Recently “gig work” has received a lot of buzz due to the rise of technology companies such as Uber, Lyft and TaskRabbit that electronically mediate contract work.

The National Council on Compensation Insurance (NCCI) closely examined the gig economy and nontraditional work arrangements in its 2019 Q2 Economic Briefing. Since workers in nontraditional arrangements rarely receive the same benefits as wage and salary workers, this issue has obvious relevance for workers compensation.

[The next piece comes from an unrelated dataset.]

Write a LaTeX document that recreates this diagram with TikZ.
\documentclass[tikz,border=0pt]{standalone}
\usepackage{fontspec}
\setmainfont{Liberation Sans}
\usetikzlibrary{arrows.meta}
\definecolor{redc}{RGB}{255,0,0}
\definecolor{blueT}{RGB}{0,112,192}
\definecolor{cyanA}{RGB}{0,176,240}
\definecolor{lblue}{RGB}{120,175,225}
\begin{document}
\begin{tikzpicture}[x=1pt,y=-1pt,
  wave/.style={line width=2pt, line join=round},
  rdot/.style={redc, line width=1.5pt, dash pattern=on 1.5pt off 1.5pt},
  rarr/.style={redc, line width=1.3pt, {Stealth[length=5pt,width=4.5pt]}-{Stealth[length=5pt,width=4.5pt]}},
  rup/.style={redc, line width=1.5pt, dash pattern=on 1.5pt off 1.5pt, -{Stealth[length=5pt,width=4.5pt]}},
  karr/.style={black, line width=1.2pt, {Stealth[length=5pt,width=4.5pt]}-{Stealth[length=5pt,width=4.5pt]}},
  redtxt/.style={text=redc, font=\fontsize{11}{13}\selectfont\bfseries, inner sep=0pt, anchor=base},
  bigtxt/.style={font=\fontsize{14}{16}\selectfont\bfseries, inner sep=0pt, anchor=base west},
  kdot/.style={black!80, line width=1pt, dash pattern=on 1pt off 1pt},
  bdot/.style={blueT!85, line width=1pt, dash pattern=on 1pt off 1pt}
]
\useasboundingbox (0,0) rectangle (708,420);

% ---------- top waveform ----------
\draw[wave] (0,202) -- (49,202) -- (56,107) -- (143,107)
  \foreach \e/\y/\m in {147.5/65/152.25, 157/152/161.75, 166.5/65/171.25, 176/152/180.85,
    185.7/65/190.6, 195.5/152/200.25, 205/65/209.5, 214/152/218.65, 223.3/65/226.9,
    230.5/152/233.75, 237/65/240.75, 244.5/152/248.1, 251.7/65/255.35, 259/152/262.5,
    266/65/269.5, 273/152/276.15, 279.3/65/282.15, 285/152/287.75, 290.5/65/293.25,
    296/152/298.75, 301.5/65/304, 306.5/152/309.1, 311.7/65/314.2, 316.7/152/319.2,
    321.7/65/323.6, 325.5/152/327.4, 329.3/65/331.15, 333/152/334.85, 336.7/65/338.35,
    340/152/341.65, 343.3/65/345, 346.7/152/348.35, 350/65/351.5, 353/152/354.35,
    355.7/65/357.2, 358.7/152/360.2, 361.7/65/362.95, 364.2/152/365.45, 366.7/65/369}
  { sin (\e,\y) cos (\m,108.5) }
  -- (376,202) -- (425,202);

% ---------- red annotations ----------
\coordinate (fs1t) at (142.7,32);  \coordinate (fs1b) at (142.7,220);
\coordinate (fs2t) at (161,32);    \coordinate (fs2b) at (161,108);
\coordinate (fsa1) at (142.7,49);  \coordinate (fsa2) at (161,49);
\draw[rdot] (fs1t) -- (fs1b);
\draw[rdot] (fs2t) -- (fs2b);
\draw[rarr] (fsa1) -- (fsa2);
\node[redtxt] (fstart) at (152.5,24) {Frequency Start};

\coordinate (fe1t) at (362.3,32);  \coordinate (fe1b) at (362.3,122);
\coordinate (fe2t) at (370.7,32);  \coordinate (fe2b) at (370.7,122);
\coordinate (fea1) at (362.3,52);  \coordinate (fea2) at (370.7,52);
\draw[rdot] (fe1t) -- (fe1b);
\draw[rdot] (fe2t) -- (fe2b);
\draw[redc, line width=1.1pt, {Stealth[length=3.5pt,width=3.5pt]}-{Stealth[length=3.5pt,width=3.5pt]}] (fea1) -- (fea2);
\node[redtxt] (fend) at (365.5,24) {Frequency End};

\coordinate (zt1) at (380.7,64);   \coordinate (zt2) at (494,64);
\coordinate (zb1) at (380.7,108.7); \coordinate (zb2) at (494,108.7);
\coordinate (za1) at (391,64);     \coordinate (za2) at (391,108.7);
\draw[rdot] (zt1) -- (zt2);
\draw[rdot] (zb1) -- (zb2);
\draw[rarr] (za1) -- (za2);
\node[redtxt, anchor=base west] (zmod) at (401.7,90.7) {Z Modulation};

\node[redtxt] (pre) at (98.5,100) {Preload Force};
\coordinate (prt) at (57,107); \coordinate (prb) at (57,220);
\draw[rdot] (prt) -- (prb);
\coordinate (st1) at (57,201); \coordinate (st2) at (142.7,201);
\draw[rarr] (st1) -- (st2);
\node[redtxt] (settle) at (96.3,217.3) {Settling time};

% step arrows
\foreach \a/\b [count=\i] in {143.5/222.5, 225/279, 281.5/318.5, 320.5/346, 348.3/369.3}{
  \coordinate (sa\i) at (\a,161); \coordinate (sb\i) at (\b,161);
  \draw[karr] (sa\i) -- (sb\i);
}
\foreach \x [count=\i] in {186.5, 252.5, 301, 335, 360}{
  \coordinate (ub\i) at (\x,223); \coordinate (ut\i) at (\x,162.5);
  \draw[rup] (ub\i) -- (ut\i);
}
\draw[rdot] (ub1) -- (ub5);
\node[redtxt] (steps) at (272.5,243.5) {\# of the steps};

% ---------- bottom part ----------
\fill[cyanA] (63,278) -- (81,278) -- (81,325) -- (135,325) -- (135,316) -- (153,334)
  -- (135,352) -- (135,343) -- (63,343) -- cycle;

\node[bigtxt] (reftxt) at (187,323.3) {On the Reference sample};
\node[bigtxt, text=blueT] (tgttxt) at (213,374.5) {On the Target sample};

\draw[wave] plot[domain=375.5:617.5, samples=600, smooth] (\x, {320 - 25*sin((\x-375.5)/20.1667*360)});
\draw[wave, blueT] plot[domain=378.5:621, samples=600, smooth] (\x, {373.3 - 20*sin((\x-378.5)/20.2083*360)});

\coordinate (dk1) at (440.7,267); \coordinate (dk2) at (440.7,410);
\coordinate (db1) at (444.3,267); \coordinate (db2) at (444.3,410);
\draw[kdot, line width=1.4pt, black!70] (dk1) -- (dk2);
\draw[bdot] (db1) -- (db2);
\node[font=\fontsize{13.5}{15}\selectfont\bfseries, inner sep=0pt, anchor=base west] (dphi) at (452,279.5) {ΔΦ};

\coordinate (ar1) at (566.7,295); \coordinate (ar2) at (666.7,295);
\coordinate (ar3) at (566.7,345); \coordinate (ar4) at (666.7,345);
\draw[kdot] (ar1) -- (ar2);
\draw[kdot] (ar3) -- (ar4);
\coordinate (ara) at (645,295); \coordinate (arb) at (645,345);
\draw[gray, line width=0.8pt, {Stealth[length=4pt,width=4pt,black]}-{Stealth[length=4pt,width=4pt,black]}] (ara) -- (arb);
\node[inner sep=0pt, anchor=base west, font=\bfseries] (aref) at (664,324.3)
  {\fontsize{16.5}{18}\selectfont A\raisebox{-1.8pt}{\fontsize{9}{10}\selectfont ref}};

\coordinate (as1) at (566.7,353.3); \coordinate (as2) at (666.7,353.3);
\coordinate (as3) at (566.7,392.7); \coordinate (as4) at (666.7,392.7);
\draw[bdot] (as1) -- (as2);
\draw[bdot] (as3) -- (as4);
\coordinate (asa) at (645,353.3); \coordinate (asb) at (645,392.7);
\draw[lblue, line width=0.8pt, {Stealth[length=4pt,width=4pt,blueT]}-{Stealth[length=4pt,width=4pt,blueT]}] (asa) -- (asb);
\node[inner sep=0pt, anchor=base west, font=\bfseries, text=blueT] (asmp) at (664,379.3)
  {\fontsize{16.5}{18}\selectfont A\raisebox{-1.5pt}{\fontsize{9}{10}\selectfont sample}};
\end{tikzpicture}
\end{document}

Some of the key takeaways from the Briefing include:

  • There is mixed evidence about the rise in alternative work. Large surveys have found little change in self-employment and alternative work in the last 10–20 years, but administrative data (such as tax records) shows these types of work arrangements are growing. The evidence suggests little change in the number of Americans in alternative work arrangements as their primary source of income but increasing numbers of people engaging in alternative work arrangements to generate supplemental income.
  • Today about 30 percent of adults in the U.S. are engaged in some type of informal or alternative work, and lawmakers continue to take notice and investigate ways to regulate workers and companies in this growing sector.
  • About 4.5 percent of households earned some income from electronically mediated work between April 2017 and March 2018—three times higher than the percentage in the first 12 months of the study period, October 2012 to September 2013. Two-thirds of this 4.5 percent had no income from electronically mediated work in the past month—most people only did electronically mediated work occasionally.
  • The risk of workers compensation leakage is likely to rise during and after the next recession, whenever that may occur. (Electronically mediated work was in its infancy during the Great Recession.) When firms shed payroll in a future downturn and workers have difficulty finding traditional jobs, then the labor supply for nontraditional work will increase. At the same time, cost-cutting firms will have incentive to experiment. If firms and at least some workers favor new arrangements, then payroll lost in a recession is likely to shift to nontraditional work during recovery.